Let's go out on a not-too-far limb here and assume that Boston's slow start kills them for the series. That means that Claude Julien's record as Bruins coach is as follows:
2010-11: 103 points, 3rd place (Northeast Division champs)
2009-10: 91 points, 6th place
2008-09: 116 points, 1st place (Northeast Division champs)
2007-08: 94 points, 8th place
In today's NHL, four straight playoff appearances with two division championships is a pretty good track record. And yet, that includes two second round-losses, one first-round loss, and another potential first-round loss this season.
Yes, injuries have gotten in the way during his time, from Patrice Bergeron to Marc Savard to David Krejci. Right now, Boston's also dealing with the Zdeno Chara's strange case of infection/dehydration, and losing a Norris-caliber defenseman isn't helping.
NHL coaches have a shelf life, deserved or not, and the Boston faithful made it pretty clear that they weren't happy with what they paid to see in the first two games of this series. Is this Claude Julien's last stand? There's no doubting the fact that the Bruins have faced plenty of adversity when it comes to injuries. A healthy Marc Savard all season could change the entire dynamic of the team, and getting Chara back into the lineup could be significant.

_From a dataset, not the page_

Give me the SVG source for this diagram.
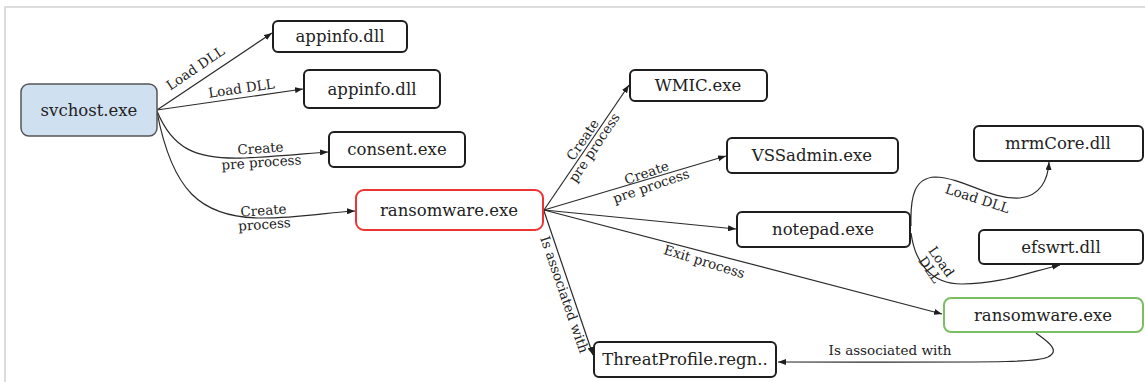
<svg xmlns="http://www.w3.org/2000/svg" width="1145" height="382" viewBox="0 0 1145 382">
<style>
.bg{fill:#fff}
.frame{fill:none;stroke:#dcdcdc;stroke-width:2}
.node rect{fill:#fff;stroke:#1e1e1e;stroke-width:2}
.node text{font-family:"DejaVu Serif","Liberation Serif",serif;font-size:16.5px;fill:#222;text-anchor:middle}
.edge{fill:none;stroke:#2a2a2a;stroke-width:1.2;marker-end:url(#arr)}
.lbl{font-family:"DejaVu Serif","Liberation Serif",serif;font-size:13.5px;fill:#222;text-anchor:middle}
</style>
<defs>
<marker id="arr" markerUnits="userSpaceOnUse" markerWidth="8" markerHeight="6" refX="8" refY="3" orient="auto">
<path d="M0,0 L8,3 L0,6 z" fill="#1e1e1e"/>
</marker>
</defs>
<rect class="bg" x="0" y="0" width="1145" height="382"/>
<path class="frame" d="M5,382 V7 H1145"/>

<g id="connectors">
<path class="edge" d="M157,110 L272,33"/>
<path class="edge" d="M157,110 L303,89"/>
<path class="edge" d="M157,111 C172,148 195,160 245,158 C285,156 310,153 328,152"/>
<path class="edge" d="M157,112 C172,190 200,218 262,218 C300,218 330,212 355,211"/>
<path class="edge" d="M544,210 L629,85"/>
<path class="edge" d="M544,210 L726,156"/>
<path class="edge" d="M544,210 L736,229"/>
<path class="edge" d="M544,210 L942,314"/>
<path class="edge" d="M544,211 L593,355"/>
<path class="edge" d="M911,226 C910,195 915,178 935,177 C965,178 990,200 1020,198 C1040,196 1048,180 1049,162"/>
<path class="edge" d="M911,233 C915,262 930,284 962,284 C1000,284 1030,272 1060,265"/>
<path class="edge" d="M1036,333 C1045,340 1062,350 1048,357 C1035,363 1000,362 778,362"/>

<text class="lbl" transform="translate(198,72) rotate(-34)">Load DLL</text>
<text class="lbl" transform="translate(242,93) rotate(-8)">Load DLL</text>
<text class="lbl" transform="translate(261,156) rotate(-4)"><tspan x="0" y="-3">Create</tspan><tspan x="0" y="11">pre process</tspan></text>
<text class="lbl" transform="translate(264,218) rotate(-4)"><tspan x="0" y="-3">Create</tspan><tspan x="0" y="11">process</tspan></text>
<text class="lbl" transform="translate(589,144) rotate(-56)"><tspan x="0" y="-3">Create</tspan><tspan x="0" y="11">pre process</tspan></text>
<text class="lbl" transform="translate(649,180) rotate(-19)"><tspan x="0" y="-3">Create</tspan><tspan x="0" y="11">pre process</tspan></text>
<text class="lbl" transform="translate(703,266) rotate(17)">Exit process</text>
<text class="lbl" transform="translate(560,296) rotate(71)">Is associated with</text>
<text class="lbl" transform="translate(976,203) rotate(18)">Load DLL</text>
<text class="lbl" transform="translate(935,266) rotate(55)"><tspan x="0" y="-3">Load</tspan><tspan x="0" y="11">DLL</tspan></text>
<text class="lbl" transform="translate(890,355)">Is associated with</text>
</g>

<g id="svchost" class="node"><rect x="21" y="84" width="136" height="52" rx="8" style="fill:#cfe0f1;stroke:#555;stroke-width:1.5"/><text x="89" y="116">svchost.exe</text></g>
<g id="appinfo1" class="node"><rect x="273" y="21" width="134" height="31" rx="5"/><text x="340" y="42">appinfo.dll</text></g>
<g id="appinfo2" class="node"><rect x="304" y="70" width="136" height="38" rx="5"/><text x="372" y="95">appinfo.dll</text></g>
<g id="consent" class="node"><rect x="329" y="132" width="136" height="35" rx="5"/><text x="397" y="155">consent.exe</text></g>
<g id="ransomware" class="node"><rect x="356" y="190" width="187" height="40" rx="8" style="stroke:#ee3333"/><text x="449" y="216">ransomware.exe</text></g>
<g id="wmic" class="node"><rect x="630" y="70" width="137" height="31" rx="5"/><text x="698" y="91">WMIC.exe</text></g>
<g id="vssadmin" class="node"><rect x="727" y="138" width="171" height="35" rx="5"/><text x="812" y="161">VSSadmin.exe</text></g>
<g id="notepad" class="node"><rect x="737" y="212" width="173" height="35" rx="5"/><text x="823" y="235">notepad.exe</text></g>
<g id="mrmcore" class="node"><rect x="974" y="126" width="169" height="35" rx="5"/><text x="1058" y="149">mrmCore.dll</text></g>
<g id="efswrt" class="node"><rect x="979" y="230" width="164" height="34" rx="5"/><text x="1061" y="253">efswrt.dll</text></g>
<g id="ransomware2" class="node"><rect x="944" y="298" width="199" height="34" rx="7" style="stroke:#7cbf63"/><text x="1043" y="321">ransomware.exe</text></g>
<g id="threatprofile" class="node"><rect x="594" y="342" width="182" height="35" rx="5"/><text x="685" y="365">ThreatProfile.regn..</text></g>
</svg>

But a coach's job is to find a way to win. And, as Greg Wyshynski pointed out, the Bruins are fine when they take the lead early and their smothering defense/goaltending finish things out. But in other situations, well, they kind of stink:
Boston had a .190 winning percentage when trailing after the first period in the regular season, winning four times in 21 situations. We're seeing the same thing playing out now.
That's an ugly trend that points to a team not being able to overcome adversity, and a big part of getting over that particular hump comes down to a coach pushing the right buttons and finding the right chemistry -- something that just doesn't seem to happen with Julien.
Because of that, it seems that Monday's Game 3 is a make-or-break game for Julien. If he can go into enemy territory without his injured captain and rally his troops, well, it won't be a comeback for the ages but it will show that he has his pulse on this team enough to get them to perform in dire circumstances.
And if not? Then the pattern continues as it's gone all season: the Bruins can't catch up when they're behind, and that will finally catch up with Julien and his time in Boston.